Saturday, December 10, 2011

An invented people?

An interview with Newt Gingrich in which he described the Palestinians as “an invented people” has attracted some attention and is deemed controversial.  Mark Steyn has posts on the matter at NRO (the link includes another link to the interview).

This strikes me as a very odd controversy, especially given its source.  I’m not sure where Newt was going with his comment, but I thought that occurs to me is what people aren’t an invention?  This should be especially clear to Americans who are probably more so than the Palestinians an invented people.  We were once upon time colonists and British citizens, and then came to understanding of ourselves as being American.  Had the Civil War ending differently there would’ve been an invention, that is an understanding of ourselves.

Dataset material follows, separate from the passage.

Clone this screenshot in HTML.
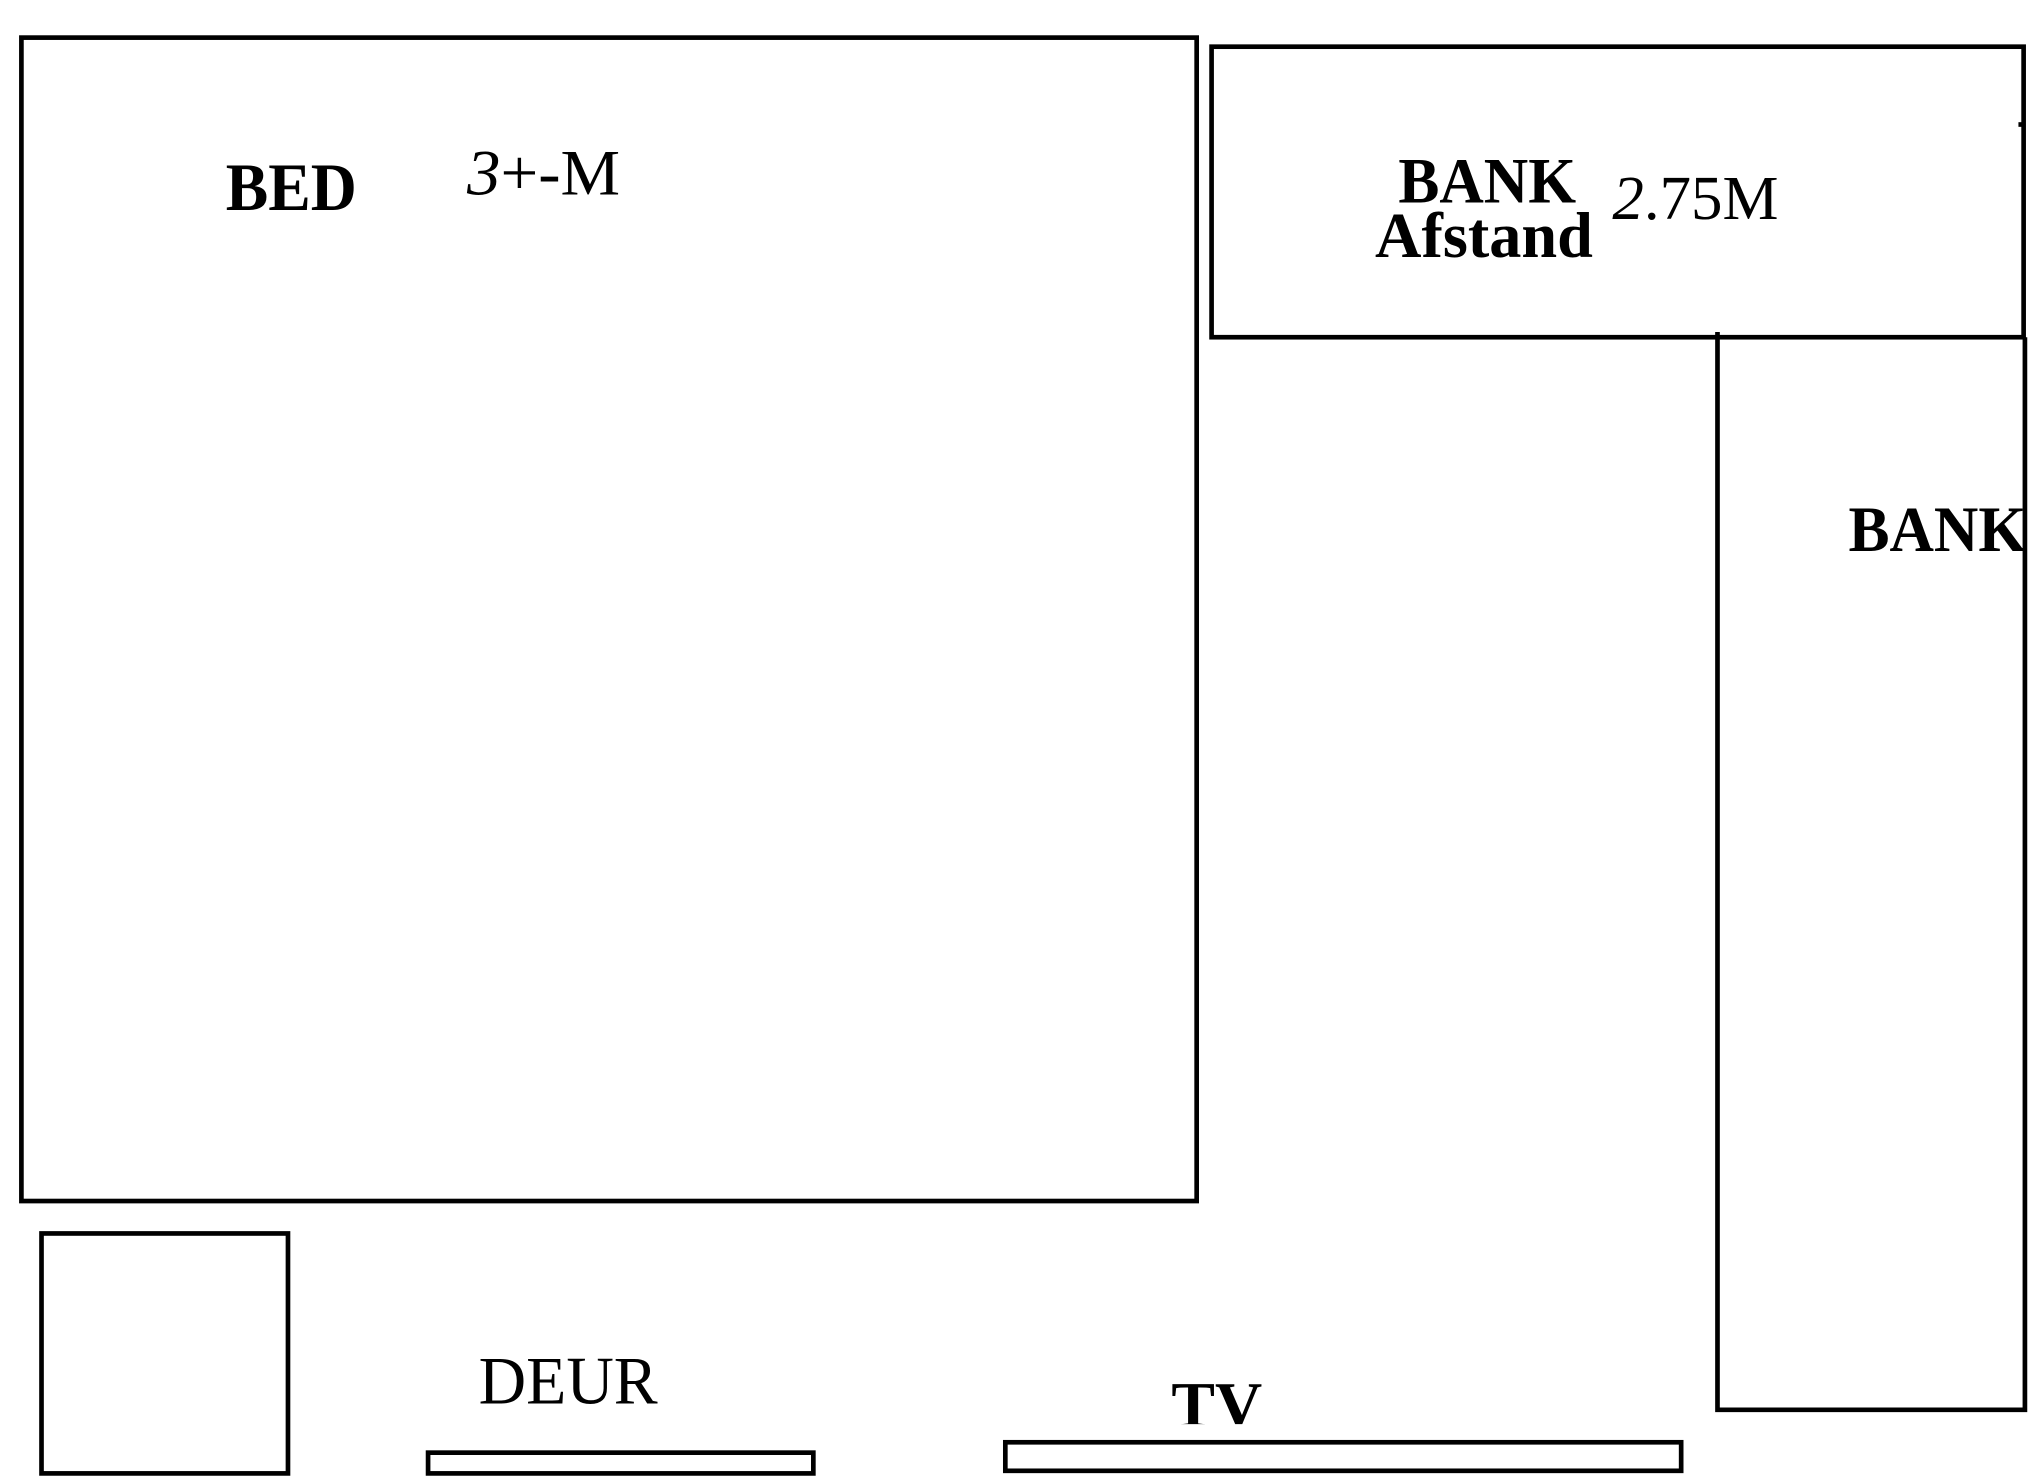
<!DOCTYPE html>
<html><head><meta charset="utf-8"><style>
html,body{margin:0;padding:0;background:#fff;}
svg{display:block;}
text{font-family:"Liberation Serif",serif;fill:#000;}
</style></head><body>
<svg width="2034" height="1476" viewBox="0 0 1568 1138" preserveAspectRatio="none" xmlns="http://www.w3.org/2000/svg">
<defs><clipPath id="c"><rect x="0" y="0" width="1561" height="1138"/></clipPath><clipPath id="tv"><rect x="0" y="0" width="1568" height="1098"/></clipPath></defs>
<rect width="1568" height="1138" fill="#fff"/>
<g fill="none" stroke="#000" stroke-width="3.6">
<rect x="16.5" y="29" width="906" height="897"/>
<rect x="32" y="951" width="190" height="185"/>
<rect x="330" y="1120" width="297" height="16"/>
<rect x="775" y="1112" width="521" height="22"/>
<rect x="934" y="36" width="626" height="224"/>
<polyline points="1324,256 1324,1087 1561,1087 1561,260"/>
<line x1="1556" y1="96" x2="1561" y2="96"/>
</g>
<text x="174" y="162" font-size="52" font-weight="bold" textLength="101" lengthAdjust="spacingAndGlyphs">BED</text>
<text x="360" y="150" font-size="50" textLength="118" lengthAdjust="spacingAndGlyphs"><tspan font-style="italic">3</tspan>+-M</text>
<text x="1078" y="156" font-size="50" font-weight="bold" textLength="137" lengthAdjust="spacingAndGlyphs">BANK</text>
<text x="1060" y="198" font-size="50" font-weight="bold" textLength="168" lengthAdjust="spacingAndGlyphs">Afstand</text>
<text x="1243" y="169" font-size="48" textLength="128" lengthAdjust="spacingAndGlyphs"><tspan font-style="italic">2</tspan>.75M</text>
<g clip-path="url(#c)"><text x="1425" y="425" font-size="50" font-weight="bold" textLength="137" lengthAdjust="spacingAndGlyphs">BANK</text></g>
<text x="369" y="1082" font-size="52" textLength="138" lengthAdjust="spacingAndGlyphs">DEUR</text>
<g clip-path="url(#tv)"><text x="903" y="1100" font-size="50" font-weight="bold" textLength="70" lengthAdjust="spacingAndGlyphs">TV</text></g>
</svg>
</body></html>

Upon further reflection one notes that a German and Italian state is a relatively recent phenomenon. Even in ‘nationalities’ with much longer histories than ours it is still accurate to speak of an invented people.  The Anglo Saxons of England were after all displaced by the Normans, and for a long time French was the language at court.  A people may be more or less formed by history, but it strikes me as always coming down to an understanding, an act of intelligence, in another words an invention.

Further the complaint of the Palestinian leadership that Gingrich’s remarks are racist would be quite strange if they didn’t have a habit saying the wrong thing.  For the only possible way to construe a people as being other than an invention would I think be to define them racially.  Gingrich saying Palestinians are an invented people isn’t racist but rather its opposite.

Finally, I think the heat here stems from the acceptance of Wilson’s right to self-determination, a typical piece of Progressive nonsense.  If the Palestinians are indeed “a people” then it is supposed to follow that they have an innate right to their own state.  But again the question is where does this status of a people emanate from if it isn’t an invention, and beyond that what is the origin of this “right”?  What is being attempted is a bit of sleight of hand whereby a distinctly political question is passed off as something that resides prior to or above politics.